This patch speeds up dictionary lookup when the key is an interned string. Test results (Guido's tar from patch #597907) Before: builtin 2.01 global 1.57 local 1.87 fastlocal 1.02 After: builtin 1.78 global 1.63 local 1.51 fastlocal 1.06 Not as impressive as the last patch because this version doesn't use the inline macro yet. A dummy/negative entry is now defined as me_key != NULL and me_value == NULL. A dummy entry also has me_hash set to -1 to shave a few more cycles in the search. Management of negative entries and the interaction with table resizing still needs more work. If there is not enough room for a new negative entry it is simply ignored. The bottlneck appears to be the first negative lookup. It starts with a fast search that fails and then falls back to a slow search and inserts a negative entry. This path is significantly slower than without the patch. Subsequent lookups will be much faster but many objects are created where attributes or methods are looked up just once. The solution I am considering is to change lookdict_string to lookdict_interned. A dictionary in this state has only interned string keys so the fast search is guaranteed to produce the correct result if the lookup key is also an interned string with no fallback required. This should also make it easier to speed up PyDict_SetItem.
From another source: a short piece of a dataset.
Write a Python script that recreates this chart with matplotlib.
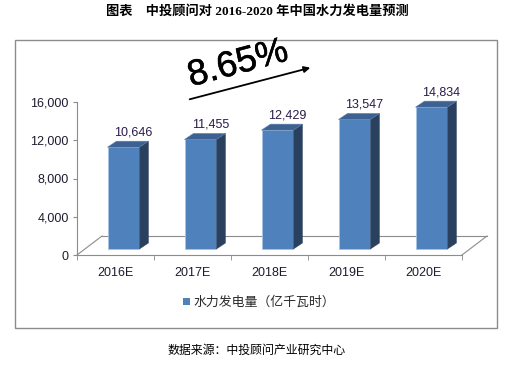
import matplotlib
matplotlib.use('Agg')
import matplotlib.pyplot as plt
from matplotlib.patches import Polygon, Rectangle, FancyArrowPatch
from matplotlib.transforms import ScaledTranslation, IdentityTransform
from matplotlib.lines import Line2D
import matplotlib.patheffects as pe
import numpy as np

categories = ['2016E', '2017E', '2018E', '2019E', '2020E']
values = [10646, 11455, 12429, 13547, 14834]
value_labels = ['10,646', '11,455', '12,429', '13,547', '14,834']
yticks = [0, 4000, 8000, 12000, 16000]
ytick_labels = ['0', '4,000', '8,000', '12,000', '16,000']
legend_label = '水力发电量（亿千瓦时）'
title = '图表　中投顾问对 2016-2020 年中国水力发电量预测'
source = '数据来源：中投顾问产业研究中心'
growth = '8.65%'

W, H = 519, 366
DPI = 100
fig = plt.figure(figsize=(W / DPI, H / DPI), dpi=DPI)
fig.patch.set_facecolor('white')

def fx(x):
    return x / W

def fy(y):
    return 1 - y / H

CJK = ['Noto Sans CJK SC', 'DejaVu Sans']
SERIF_CJK = ['Liberation Serif', 'Noto Sans CJK SC']
LAT = ['Liberation Sans', 'DejaVu Sans']
txt_col = '#1c1c30'

# outer frame
fig.add_artist(Rectangle((fx(15), fy(328)), fx(497) - fx(15), fy(40) - fy(328),
                         transform=fig.transFigure, fill=False,
                         edgecolor='#8c8c8c', lw=1.0))

# main axes
ax = fig.add_axes([fx(77), fy(255), fx(462) - fx(77), fy(102) - fy(255)])
ax.set_xlim(-0.5, len(categories) - 0.5)
ax.set_ylim(0, 16000)
ax.patch.set_visible(False)
for s in ['top', 'right']:
    ax.spines[s].set_visible(False)
for s in ['left', 'bottom']:
    ax.spines[s].set_color('#8c8c8c')
    ax.spines[s].set_linewidth(0.8)

ax.set_yticks(yticks)
ax.set_yticklabels(ytick_labels, fontfamily=LAT, fontsize=9, color=txt_col)
ax.tick_params(axis='y', length=3, color='#8c8c8c', pad=3)
x = np.arange(len(categories))
ax.set_xticks(x)
ax.set_xticklabels(categories, fontfamily=LAT, fontsize=9, color=txt_col)
ax.set_xticks(np.arange(len(categories) + 1) - 0.5, minor=True)
ax.tick_params(axis='x', which='major', length=0, pad=9)
ax.tick_params(axis='x', which='minor', length=3.5, color='#8c8c8c')

# 3D floor (back lines)
depth_floor = (25, 19)  # px right, up
off_back = ax.transData + ScaledTranslation(depth_floor[0] / DPI, depth_floor[1] / DPI, fig.dpi_scale_trans)
x0, x1 = -0.5, len(categories) - 0.5
ax.add_line(Line2D([x0, x1], [0, 0], transform=off_back, color='#8c8c8c', lw=0.8, clip_on=False, zorder=1))
for xe in (x0, x1):
    p = ax.transData.transform((xe, 0))
    ax.add_line(Line2D([p[0], p[0] + depth_floor[0]], [p[1], p[1] + depth_floor[1]],
                       transform=IdentityTransform(), color='#8c8c8c', lw=0.8, clip_on=False, zorder=1))

# bars (front face, shifted into the 3D depth)
front_off = (8, 6)
bar_depth = (9, 6)
bw = 0.415
off_front = ax.transData + ScaledTranslation(front_off[0] / DPI, front_off[1] / DPI, fig.dpi_scale_trans)
bars = ax.bar(x, values, width=bw, color='#4f81bd', edgecolor='#a9c3e3', linewidth=0.6, zorder=3)
for b in bars:
    b.set_transform(off_front)
    b.set_clip_on(False)

for xi, v in zip(x, values):
    br = ax.transData.transform((xi + bw / 2, 0)) + np.array(front_off)
    tl = ax.transData.transform((xi - bw / 2, v)) + np.array(front_off)
    tr = ax.transData.transform((xi + bw / 2, v)) + np.array(front_off)
    d = np.array(bar_depth)
    side = Polygon([br, tr, tr + d, br + d], closed=True, transform=IdentityTransform(),
                   facecolor='#29405f', edgecolor='#29405f', lw=0.3, clip_on=False, zorder=3)
    top = Polygon([tl, tr, tr + d, tl + d], closed=True, transform=IdentityTransform(),
                  facecolor='#3d6190', edgecolor='#5a7fae', lw=0.4, clip_on=False, zorder=3)
    ax.add_patch(side)
    ax.add_patch(top)

# value labels
lab_off = ax.transData + ScaledTranslation(18 / DPI, 21 / DPI, fig.dpi_scale_trans)
for xi, v, lab in zip(x, values, value_labels):
    ax.text(xi, v, lab, transform=lab_off, ha='center', va='center',
            fontfamily=LAT, fontsize=9, color='#2a1a4a', clip_on=False)

# title
fig.text(fx(257), fy(11), title, ha='center', va='center', fontsize=9.5,
         fontweight='bold', family=SERIF_CJK, color='black')

# growth text and arrow
fig.text(fx(238), fy(64), growth, ha='center', va='center', fontsize=26,
         rotation=15, rotation_mode='anchor', family=LAT, color='black',
         path_effects=[pe.withStroke(linewidth=0.4, foreground='black')])
fig.add_artist(FancyArrowPatch(posA=(fx(187), fy(100)), posB=(fx(313), fy(67)),
                               transform=fig.transFigure, arrowstyle='-|>',
                               mutation_scale=9, lw=1.3, color='black'))

# legend
fig.add_artist(Rectangle((fx(183), fy(305)), fx(7) - fx(0), fy(0) - fy(7),
                         transform=fig.transFigure, facecolor='#4f81bd', edgecolor='none'))
fig.text(fx(194), fy(302), legend_label, ha='left', va='center', fontsize=9.3,
         family=CJK, color='#2a2a2a')

# source
fig.text(fx(257), fy(350), source, ha='center', va='center', fontsize=8.6,
         family=CJK, color='black')

fig.savefig('out.png', dpi=DPI, facecolor='white')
Logged In: YES user_id=6380 Assigned to me because it may relate to patch 597907. But I have no time to sort through this, and it seems Oren's priorities lie elsewhere. If someone can help out, please do!
Logged In: YES user_id=6380 I don't see any improvement with pystone. That doesn't mean much, but it means I'm not going to do this before releasing 2.3a1.
Logged In: YES user_id=562624 According to my instrumented version pystone was something like 97.8% fastlocal lookups. I'm afraid I won't be able to continue my work on this patch any time soon. If anyone wants to take over I'll be happy to help.
Logged In: YES user_id=80475 Most of the benefits of this patch were already obtained by the newer dict resizing scheme (quarupling size instead of doubling) which made both successful and unsuccessful lookups go faster. Closing this until new research efforts show that additional improvements are possible.